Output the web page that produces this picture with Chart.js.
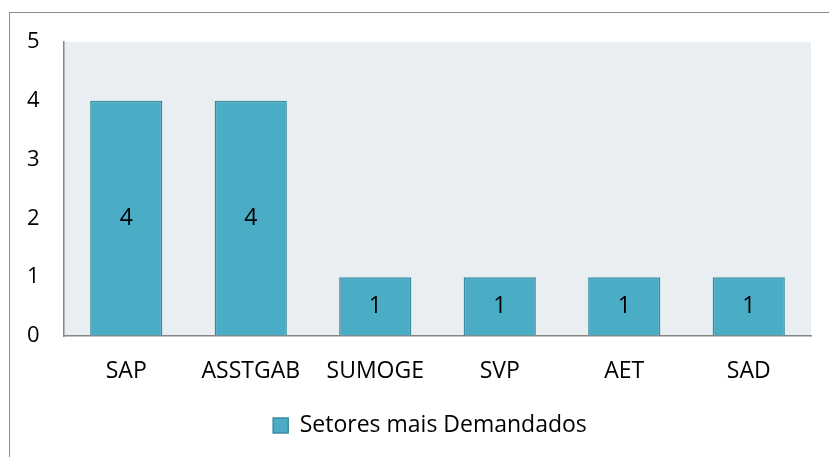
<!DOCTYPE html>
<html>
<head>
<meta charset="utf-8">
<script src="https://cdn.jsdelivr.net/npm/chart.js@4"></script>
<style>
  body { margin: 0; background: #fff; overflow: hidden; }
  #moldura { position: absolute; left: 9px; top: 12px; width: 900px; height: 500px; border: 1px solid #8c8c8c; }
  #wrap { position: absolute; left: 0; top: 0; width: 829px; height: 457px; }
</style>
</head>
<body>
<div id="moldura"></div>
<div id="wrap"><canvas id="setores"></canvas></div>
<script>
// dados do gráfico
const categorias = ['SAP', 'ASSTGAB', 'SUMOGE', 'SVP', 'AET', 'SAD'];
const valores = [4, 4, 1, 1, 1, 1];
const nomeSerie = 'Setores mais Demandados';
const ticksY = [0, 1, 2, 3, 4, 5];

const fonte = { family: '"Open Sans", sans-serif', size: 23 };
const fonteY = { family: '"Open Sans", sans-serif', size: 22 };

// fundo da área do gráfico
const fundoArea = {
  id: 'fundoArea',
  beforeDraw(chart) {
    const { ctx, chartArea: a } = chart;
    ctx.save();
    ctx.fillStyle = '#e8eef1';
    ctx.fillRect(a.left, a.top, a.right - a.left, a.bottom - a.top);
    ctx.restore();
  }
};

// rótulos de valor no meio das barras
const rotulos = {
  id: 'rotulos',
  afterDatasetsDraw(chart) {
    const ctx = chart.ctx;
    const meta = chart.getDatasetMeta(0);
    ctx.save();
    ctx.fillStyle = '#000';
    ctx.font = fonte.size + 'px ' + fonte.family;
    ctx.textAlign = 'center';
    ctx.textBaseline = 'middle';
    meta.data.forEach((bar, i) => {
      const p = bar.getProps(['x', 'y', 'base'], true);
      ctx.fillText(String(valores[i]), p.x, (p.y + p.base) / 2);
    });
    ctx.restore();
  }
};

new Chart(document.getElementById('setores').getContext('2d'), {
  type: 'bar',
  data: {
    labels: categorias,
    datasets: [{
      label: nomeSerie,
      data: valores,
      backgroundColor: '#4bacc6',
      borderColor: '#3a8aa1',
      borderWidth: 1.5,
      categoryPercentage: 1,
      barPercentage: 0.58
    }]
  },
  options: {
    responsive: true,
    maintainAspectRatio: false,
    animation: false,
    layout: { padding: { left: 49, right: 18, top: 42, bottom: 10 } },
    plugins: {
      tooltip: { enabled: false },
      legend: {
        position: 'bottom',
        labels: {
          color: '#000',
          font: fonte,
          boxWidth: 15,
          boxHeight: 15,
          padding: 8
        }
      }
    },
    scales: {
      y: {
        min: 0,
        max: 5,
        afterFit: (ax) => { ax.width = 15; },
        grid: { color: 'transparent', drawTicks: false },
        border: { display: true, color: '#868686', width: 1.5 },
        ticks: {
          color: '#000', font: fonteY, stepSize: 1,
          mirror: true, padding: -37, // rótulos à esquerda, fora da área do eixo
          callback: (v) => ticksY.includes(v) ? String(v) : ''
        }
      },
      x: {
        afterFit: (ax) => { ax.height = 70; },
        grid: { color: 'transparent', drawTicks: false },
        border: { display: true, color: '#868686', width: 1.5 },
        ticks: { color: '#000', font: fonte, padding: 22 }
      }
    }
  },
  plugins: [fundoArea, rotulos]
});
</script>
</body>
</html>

**Required work:** Make an exact copy of the listing above. Do not include the pictures.

**Expected answer:**
Output the web page that produces this picture with Chart.js.
<!DOCTYPE html>
<html>
<head>
<meta charset="utf-8">
<script src="https://cdn.jsdelivr.net/npm/chart.js@4"></script>
<style>
  body { margin: 0; background: #fff; overflow: hidden; }
  #moldura { position: absolute; left: 9px; top: 12px; width: 900px; height: 500px; border: 1px solid #8c8c8c; }
  #wrap { position: absolute; left: 0; top: 0; width: 829px; height: 457px; }
</style>
</head>
<body>
<div id="moldura"></div>
<div id="wrap"><canvas id="setores"></canvas></div>
<script>
// dados do gráfico
const categorias = ['SAP', 'ASSTGAB', 'SUMOGE', 'SVP', 'AET', 'SAD'];
const valores = [4, 4, 1, 1, 1, 1];
const nomeSerie = 'Setores mais Demandados';
const ticksY = [0, 1, 2, 3, 4, 5];

const fonte = { family: '"Open Sans", sans-serif', size: 23 };
const fonteY = { family: '"Open Sans", sans-serif', size: 22 };

// fundo da área do gráfico
const fundoArea = {
  id: 'fundoArea',
  beforeDraw(chart) {
    const { ctx, chartArea: a } = chart;
    ctx.save();
    ctx.fillStyle = '#e8eef1';
    ctx.fillRect(a.left, a.top, a.right - a.left, a.bottom - a.top);
    ctx.restore();
  }
};

// rótulos de valor no meio das barras
const rotulos = {
  id: 'rotulos',
  afterDatasetsDraw(chart) {
    const ctx = chart.ctx;
    const meta = chart.getDatasetMeta(0);
    ctx.save();
    ctx.fillStyle = '#000';
    ctx.font = fonte.size + 'px ' + fonte.family;
    ctx.textAlign = 'center';
    ctx.textBaseline = 'middle';
    meta.data.forEach((bar, i) => {
      const p = bar.getProps(['x', 'y', 'base'], true);
      ctx.fillText(String(valores[i]), p.x, (p.y + p.base) / 2);
    });
    ctx.restore();
  }
};

new Chart(document.getElementById('setores').getContext('2d'), {
  type: 'bar',
  data: {
    labels: categorias,
    datasets: [{
      label: nomeSerie,
      data: valores,
      backgroundColor: '#4bacc6',
      borderColor: '#3a8aa1',
      borderWidth: 1.5,
      categoryPercentage: 1,
      barPercentage: 0.58
    }]
  },
  options: {
    responsive: true,
    maintainAspectRatio: false,
    animation: false,
    layout: { padding: { left: 49, right: 18, top: 42, bottom: 10 } },
    plugins: {
      tooltip: { enabled: false },
      legend: {
        position: 'bottom',
        labels: {
          color: '#000',
          font: fonte,
          boxWidth: 15,
          boxHeight: 15,
          padding: 8
        }
      }
    },
    scales: {
      y: {
        min: 0,
        max: 5,
        afterFit: (ax) => { ax.width = 15; },
        grid: { color: 'transparent', drawTicks: false },
        border: { display: true, color: '#868686', width: 1.5 },
        ticks: {
          color: '#000', font: fonteY, stepSize: 1,
          mirror: true, padding: -37, // rótulos à esquerda, fora da área do eixo
          callback: (v) => ticksY.includes(v) ? String(v) : ''
        }
      },
      x: {
        afterFit: (ax) => { ax.height = 70; },
        grid: { color: 'transparent', drawTicks: false },
        border: { display: true, color: '#868686', width: 1.5 },
        ticks: { color: '#000', font: fonte, padding: 22 }
      }
    }
  },
  plugins: [fundoArea, rotulos]
});
</script>
</body>
</html>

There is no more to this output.